Many/most systems of natural deduction for classical (non-relevantist) logic allow (i) reiteration, and also (ii) unrestricted discharge of assumptions -- so we are allowed to write
- $p\quad\quad\quad$ Premiss
- $\quad|\quad q\quad$ Supposition
- $\quad|\quad p\quad$ From (1), by reiteration
- $q \to p\quad\ $ Conditional Proof, by proof from (2) to (3)
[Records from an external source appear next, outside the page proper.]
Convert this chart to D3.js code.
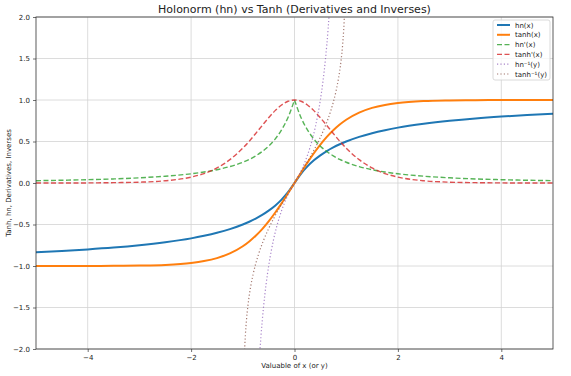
<!DOCTYPE html>
<html><head><meta charset="utf-8">
<script src="https://cdn.jsdelivr.net/npm/d3@7"></script>
<style>body{margin:0;background:#fff;font-family:"DejaVu Sans",sans-serif;}</style>
</head><body><svg id="c" width="571" height="376"></svg>
<script>
const xs = [-5,-4.5,-4,-3.5,-3,-2.5,-2,-1.75,-1.5,-1.25,-1,-0.875,-0.75,-0.625,-0.5,-0.375,-0.25,-0.125,0,0.125,0.25,0.375,0.5,0.625,0.75,0.875,1,1.25,1.5,1.75,2,2.5,3,3.5,4,4.5,5];
const hnVals = [-0.833,-0.818,-0.8,-0.778,-0.75,-0.714,-0.667,-0.636,-0.6,-0.556,-0.5,-0.467,-0.429,-0.385,-0.333,-0.273,-0.2,-0.111,0,0.111,0.2,0.273,0.333,0.385,0.429,0.467,0.5,0.556,0.6,0.636,0.667,0.714,0.75,0.778,0.8,0.818,0.833];
const tanhVals = [-1,-1,-0.999,-0.998,-0.995,-0.987,-0.964,-0.941,-0.905,-0.848,-0.762,-0.704,-0.635,-0.555,-0.462,-0.358,-0.245,-0.124,0,0.124,0.245,0.358,0.462,0.555,0.635,0.704,0.762,0.848,0.905,0.941,0.964,0.987,0.995,0.998,0.999,1,1];
const hnDeriv = [0.028,0.033,0.04,0.049,0.0625,0.082,0.111,0.132,0.16,0.198,0.25,0.284,0.327,0.379,0.444,0.529,0.64,0.79,1,0.79,0.64,0.529,0.444,0.379,0.327,0.284,0.25,0.198,0.16,0.132,0.111,0.082,0.0625,0.049,0.04,0.033,0.028];
const tanhDeriv = [0,0,0.001,0.004,0.01,0.027,0.071,0.114,0.181,0.281,0.42,0.504,0.597,0.692,0.786,0.872,0.94,0.985,1,0.985,0.94,0.872,0.786,0.692,0.597,0.504,0.42,0.281,0.181,0.114,0.071,0.027,0.01,0.004,0.001,0,0];
const ysHn = [-0.8,-0.75,-0.7,-0.65,-0.6,-0.55,-0.5,-0.4,-0.3,-0.2,-0.1,0,0.1,0.2,0.3,0.4,0.5,0.55,0.6,0.65,0.7,0.75,0.8];
const hnInv = [-4,-3,-2.333,-1.857,-1.5,-1.222,-1,-0.667,-0.429,-0.25,-0.111,0,0.111,0.25,0.429,0.667,1,1.222,1.5,1.857,2.333,3,4];
const ysTanh = [-0.98,-0.97,-0.95,-0.93,-0.9,-0.85,-0.8,-0.7,-0.6,-0.5,-0.4,-0.3,-0.2,-0.1,0,0.1,0.2,0.3,0.4,0.5,0.6,0.7,0.8,0.85,0.9,0.93,0.95,0.97,0.98];
const tanhInv = [-2.298,-2.092,-1.832,-1.658,-1.472,-1.256,-1.099,-0.867,-0.693,-0.549,-0.424,-0.31,-0.203,-0.1,0,0.1,0.203,0.31,0.424,0.549,0.693,0.867,1.099,1.256,1.472,1.658,1.832,2.092,2.298];
const xTicks = [-4,-2,0,2,4];
const yTicks = [-2,-1.5,-1,-0.5,0,0.5,1,1.5,2];
const labels = ["hn(x)","tanh(x)","hn'(x)","tanh'(x)","hn\u207B\u00B9(y)","tanh\u207B\u00B9(y)"];

const svg = d3.select("#c");
const L=36, R=553, T=17, B=349;
const x = d3.scaleLinear().domain([-5,5]).range([L,R]);
const y = d3.scaleLinear().domain([-2,2]).range([B,T]);

svg.append("defs").append("clipPath").attr("id","clip").append("rect")
  .attr("x",L).attr("y",T).attr("width",R-L).attr("height",B-T);

// grid
svg.append("g").selectAll("line").data(xTicks).join("line")
  .attr("x1",d=>x(d)).attr("x2",d=>x(d)).attr("y1",T).attr("y2",B)
  .attr("stroke","#d3d3d3").attr("stroke-width",0.8);
svg.append("g").selectAll("line").data(yTicks).join("line")
  .attr("y1",d=>y(d)).attr("y2",d=>y(d)).attr("x1",L).attr("x2",R)
  .attr("stroke","#d3d3d3").attr("stroke-width",0.8);

const fmt = d => d3.format(".1f")(d).replace("-","\u2212");
const xa = svg.append("g").attr("transform",`translate(0,${B})`)
  .call(d3.axisBottom(x).tickValues(xTicks).tickSize(3).tickPadding(3).tickFormat(d=>String(d).replace("-","\u2212")));
const ya = svg.append("g").attr("transform",`translate(${L},0)`)
  .call(d3.axisLeft(y).tickValues(yTicks).tickSize(3).tickPadding(3).tickFormat(fmt));
[xa,ya].forEach(a=>{a.select(".domain").remove();a.selectAll("text").attr("font-size",7).attr("font-family","DejaVu Sans").attr("fill","#222");a.selectAll("line").attr("stroke","#333").attr("stroke-width",0.7);});

const series = [
  {xv:xs, yv:hnVals, c:"#1f77b4", w:2, dash:null, op:1},
  {xv:xs, yv:tanhVals, c:"#ff7f0e", w:2, dash:null, op:1},
  {xv:xs, yv:hnDeriv, c:"#2ca02c", w:1.4, dash:"5,2.5", op:0.8, split:true},
  {xv:xs, yv:tanhDeriv, c:"#d62728", w:1.4, dash:"5,2.5", op:0.8},
  {xv:ysHn, yv:hnInv, c:"#9467bd", w:1.2, dash:"1.2,2.2", op:0.8},
  {xv:ysTanh, yv:tanhInv, c:"#8c564b", w:1.2, dash:"1.2,2.2", op:0.8}
];
const gL = svg.append("g").attr("clip-path","url(#clip)");
const line = d3.line().x(d=>x(d[0])).y(d=>y(d[1])).curve(d3.curveMonotoneX);
series.forEach(s=>{
  const pts = s.xv.map((v,i)=>[v,s.yv[i]]);
  const parts = s.split ? [pts.filter(p=>p[0]<=0), pts.filter(p=>p[0]>=0)] : [pts];
  parts.forEach(p=>{
    gL.append("path").attr("d",line(p)).attr("fill","none").attr("stroke",s.c)
      .attr("stroke-width",s.w).attr("stroke-dasharray",s.dash).attr("opacity",s.op);
  });
});

// frame
svg.append("rect").attr("x",L).attr("y",T).attr("width",R-L).attr("height",B-T)
  .attr("fill","none").attr("stroke","#333").attr("stroke-width",0.8);

// legend
const lg = svg.append("g");
lg.append("rect").attr("x",493).attr("y",20).attr("width",57).attr("height",60).attr("rx",2)
  .attr("fill","#fff").attr("fill-opacity",0.8).attr("stroke","#d0d0d0").attr("stroke-width",0.8);
series.forEach((s,i)=>{
  const yy = 25 + i*9.8;
  lg.append("line").attr("x1",497).attr("x2",510).attr("y1",yy).attr("y2",yy)
    .attr("stroke",s.c).attr("stroke-width",s.w).attr("stroke-dasharray",s.dash).attr("opacity",s.op);
  lg.append("text").attr("x",515).attr("y",yy+2.5).attr("font-size",7).attr("fill","#222").text(labels[i]);
});

svg.append("text").attr("x",(L+R)/2).attr("y",13).attr("text-anchor","middle")
  .attr("font-size",11).attr("fill","#222").text("Holonorm (hn) vs Tanh (Derivatives and Inverses)");
svg.append("text").attr("x",(L+R)/2).attr("y",368).attr("text-anchor","middle")
  .attr("font-size",7).attr("fill","#222").text("Valuable of x (or y)");
svg.append("text").attr("transform",`translate(11,${(T+B)/2}) rotate(-90)`).attr("text-anchor","middle")
  .attr("font-size",7).attr("fill","#222").text("Tanh, hn, Derivatives, Inverses");
</script></body></html>
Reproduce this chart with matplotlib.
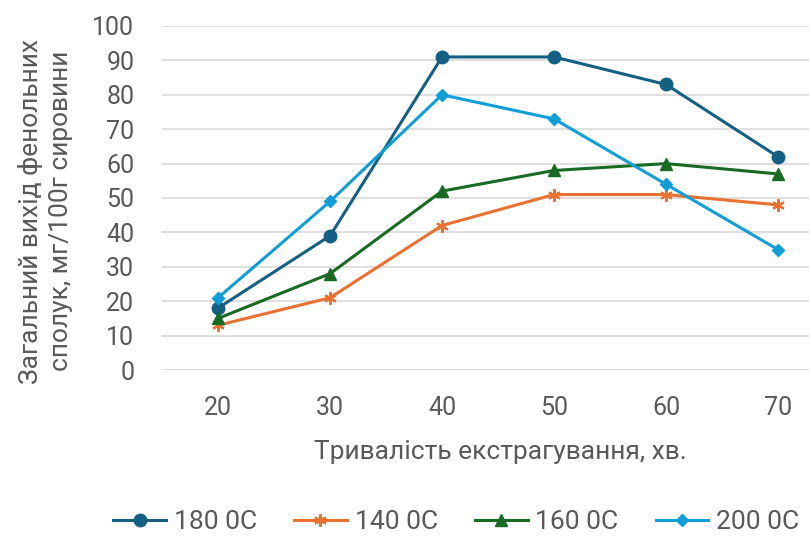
import matplotlib
matplotlib.use('Agg')
import matplotlib.pyplot as plt

plt.rcParams['font.family'] = ['Roboto', 'DejaVu Sans']

minutes = [20, 30, 40, 50, 60, 70]
series_names = ['180 0C', '140 0C', '160 0C', '200 0C']
yield_180 = [18, 39, 91, 91, 83, 62]
yield_140 = [13, 21, 42, 51, 51, 48]
yield_160 = [15, 28, 52, 58, 60, 57]
yield_200 = [21, 49, 80, 73, 54, 35]

colors = ['#156082', '#E97132', '#196B24', '#0F9ED5']
markers = ['o', (6, 2, 0), '^', 'D']
msizes = [9, 9, 8, 6]
txt = '#595959'

fig = plt.figure(figsize=(8.09, 5.36), dpi=100)
ax = fig.add_axes([0.2003, 0.3097, 0.7997, 0.6418])

for name, vals, c, m, ms in zip(series_names, [yield_180, yield_140, yield_160, yield_200],
                                colors, markers, msizes):
    ax.plot(minutes, vals, color=c, lw=2.2, marker=m, ms=ms,
            markeredgewidth=1.5 if m == (6, 2, 0) else 1, label=name, zorder=3)

ax.set_ylim(0, 100)
ax.set_xlim(15, 15 + (809 - 162) / 112 * 10)
ax.set_yticks(range(0, 101, 10))
ax.set_xticks(minutes)
ax.grid(axis='y', color='#D9D9D9', lw=1.2)
ax.set_axisbelow(True)
for s in ax.spines.values():
    s.set_visible(False)
ax.tick_params(length=0, labelsize=18, labelcolor=txt)
ax.tick_params(axis='y', pad=20)
ax.tick_params(axis='x', pad=19)

fig.text(0.056, 0.606, 'Загальний вихід фенольних\nсполук, мг/100г сировини',
         rotation=90, ha='center', va='center', fontsize=19, color=txt,
         linespacing=1.3)
fig.text(0.618, 0.157, 'Тривалість екстрагування, хв.', ha='center', va='center',
         fontsize=19, color=txt)

fig.legend(loc='center', bbox_to_anchor=(0.564, 0.026), ncol=4, frameon=False,
           fontsize=19, labelcolor=txt, handlelength=2.0, columnspacing=1.4,
           handletextpad=0.3)

fig.savefig('out.png', dpi=100)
There is indeed no 'link' between $p$ and $q$ at step (3). But that isn't needed at step (4), in most systems. The CP rule is: given a sub-proof starting from $A$ and concluding $B$ we can discharge the assumption $A$ and infer $A \to B$ (on the remaining assumptions/premisses). We don't, in typical classical systems, have to check that the assumption $A$ is actually invoked in getting to $B$.
Does that mean we shouldn't like reiteration and/or should restrict discharge? Well, actually that wouldn't much affect things in the presence of other standard rules. Thus consider the proof
- $p\quad\quad\quad\quad$ Premiss
- $\quad|\quad q\quad\quad$ Supposition
- $\quad|\quad p \land q\quad$ From (1), (2)
- $\quad|\quad p\quad\quad$ From (3)
- $q \to p\quad\quad\ $ Conditional Proof, by proof from (2) to (4)
And now $q$ is invoked en route to getting to line (4).